Climate Resilience
Woonasquatucket River floodwater backing up behind the Valley Street bridge in Providence on March, 31 2010.
Green Infrastructure addresses both water quality and flooding, while enhancing resilience to climate impacts.
As Rhode Island experiences more intense storms resulting from climate change, we can reduce the causes while mitigating the effects of heavy rains and storm surge to our 400 plus miles of ocean-facing and bay coastline. Flooding damage is magnified as the impervious, hard surfaces of the urban and suburban landscapes prohibit water from soaking into the earth. Dry lawns, driveways, roofs, streets and highways pour stormwater into swollen rivers that are met, in hurricanes and nor’easters, by rising water of bay and ocean.
Coastlines on the Edge — Where Stormwater Meets Storm Surge
Increasingly Rhode Island is experiencing the impacts of accelerated sea level rise as extreme high tides inundate our low lying neighborhoods and roads. Along the coast where large river systems empty into the sea, flooding magnifies when stormwater runoff from a large river watershed funnels an intense rain event to meet the high tide or storm surge from the sea.

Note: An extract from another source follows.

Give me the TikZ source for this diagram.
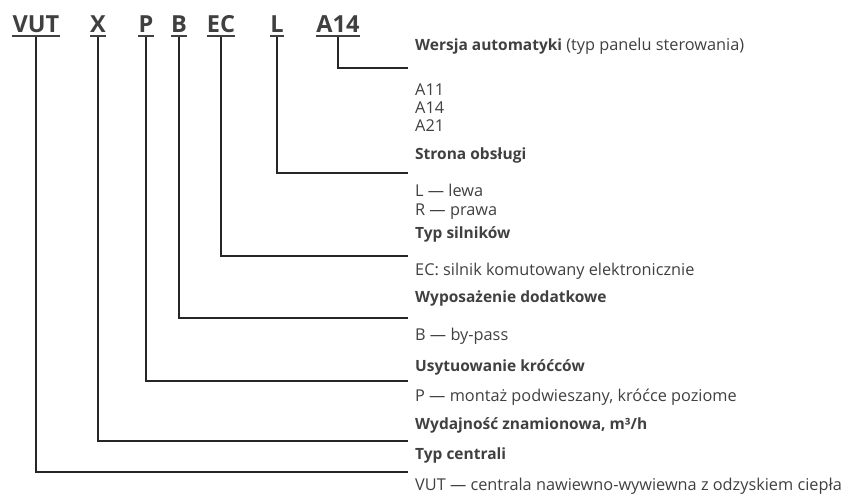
\documentclass[tikz,border=0pt]{standalone}
\usepackage{fontspec}
\setmainfont{Open Sans}
\definecolor{txt}{HTML}{404040}
\definecolor{linec}{HTML}{262626}
\begin{document}
\begin{tikzpicture}[x=1pt,y=-1pt,
  code/.style={font=\fontsize{23.5}{25}\selectfont\bfseries, text=txt, inner sep=0pt, anchor=base},
  ttl/.style={font=\fontsize{15.5}{17}\selectfont\bfseries, text=txt, inner sep=0pt, anchor=base west},
  dsc/.style={font=\fontsize{16.3}{18}\selectfont, text=txt, inner sep=0pt, anchor=base west},
  conn/.style={draw=linec, line width=1.2pt},
  ul/.style={draw=txt, line width=1.8pt}]
\useasboundingbox (0,0) rectangle (846,497);
% codes
\node[code] (cvut) at (36,33) {VUT};
\node[code] (cx) at (98,33) {X};
\node[code] (cp) at (146,33) {P};
\node[code] (cb) at (179,33) {B};
\node[code] (cec) at (221,33) {EC};
\node[code] (cl) at (277,33) {L};
\node[code] (ca) at (338,33) {A14};
\foreach \n in {cvut,cx,cp,cb,cec,cl,ca}
  \draw[ul] ([yshift=-3pt]\n.base west) -- ([yshift=-3pt]\n.base east);
% texts
\node[ttl] (t1) at (415,51) {Wersja automatyki \fontsize{16.3}{18}\selectfont\mdseries(typ panelu sterowania)};
\node[dsc] (d1a) at (415,96) {A11};
\node[dsc] (d1b) at (415,114) {A14};
\node[dsc] (d1c) at (415,132) {A21};
\node[ttl] (t2) at (415,160) {Strona obsługi};
\node[dsc] (d2a) at (415,197) {L — lewa};
\node[dsc] (d2b) at (415,215) {R — prawa};
\node[ttl] (t3) at (415,239) {Typ silników};
\node[dsc] (d3) at (415,276) {EC: silnik komutowany elektronicznie};
\node[ttl] (t4) at (415,302) {Wyposażenie dodatkowe};
\node[dsc] (d4) at (415,340) {B — by-pass};
\node[ttl] (t5) at (415,371) {Usytuowanie króćców};
\node[dsc] (d5) at (415,401) {P — montaż podwieszany, króćce poziome};
\node[ttl] (t6) at (415,429) {Wydajność znamionowa, m³/h};
\node[ttl] (t7) at (415,459) {Typ centrali};
\node[dsc] (d7) at (415,490) {VUT — centrala nawiewno-wywiewna z odzyskiem ciepła};
% line ends
\coordinate (ea) at (408,68);
\coordinate (el) at (408,173);
\coordinate (eec) at (408,256);
\coordinate (eb) at (408,318);
\coordinate (ep) at (408,381);
\coordinate (ex) at (408,441);
\coordinate (evut) at (408,472);
% connectors
\draw[conn] ([yshift=-4pt]ca.base) |- (ea);
\draw[conn] ([yshift=-4pt]cl.base) |- (el);
\draw[conn] ([yshift=-4pt]cec.base) |- (eec);
\draw[conn] ([yshift=-4pt]cb.base) |- (eb);
\draw[conn] ([yshift=-4pt]cp.base) |- (ep);
\draw[conn] ([yshift=-4pt]cx.base) |- (ex);
\draw[conn] ([yshift=-4pt]cvut.base) |- (evut);
\end{tikzpicture}
\end{document}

Knowledge of the combined effects of coastal hazards and local stormwater dynamics, both for rising sea levels and increased storm intensity is key to understanding what areas are appropriate for green infrastructure or gray infrastructure, and which techniques would be most effective along the coastline. Given the confluence of land and sea at the coast, it is critical to implement objectives of reducing stormwater volume and contamination from uplands and agreeing where coastal inundation and impacts will occur.
Developing resilience means acknowledging the power of water; retreating where the land will not stand up to the sea; designing buildings with inevitable sea level rise and storm surges understood; spending public money on the basis of knowledge of where the tides will rise and not where the funded projects will wash away, and protecting private interests.
Cool Cities
The sun sinks into asphalt, concrete, and brick creating heat islands, and along with other factors makes cities much warmer than farm or forest. Heat illness and mortality increase when cities do not cool down at night and when air pollutants collect at night. As heat increases so does the use of air conditioning, demanding more electricity and producing more greenhouse gases that contribute to climate change.
Using trees in stormwater-mitigation landscapes provide shade to mitigate the heat island effect as they prevent the rays of the sun from absorption in the brick and cement. Instead, during the growing season when the heat island effect adversely affects life, the sun’s energy hits foliage where it is used for photosynthesis rather than heating brick and asphalt. Obviously in cities where buildings are taller than trees, the rise above 2 or 3 stories will continue to absorb energy.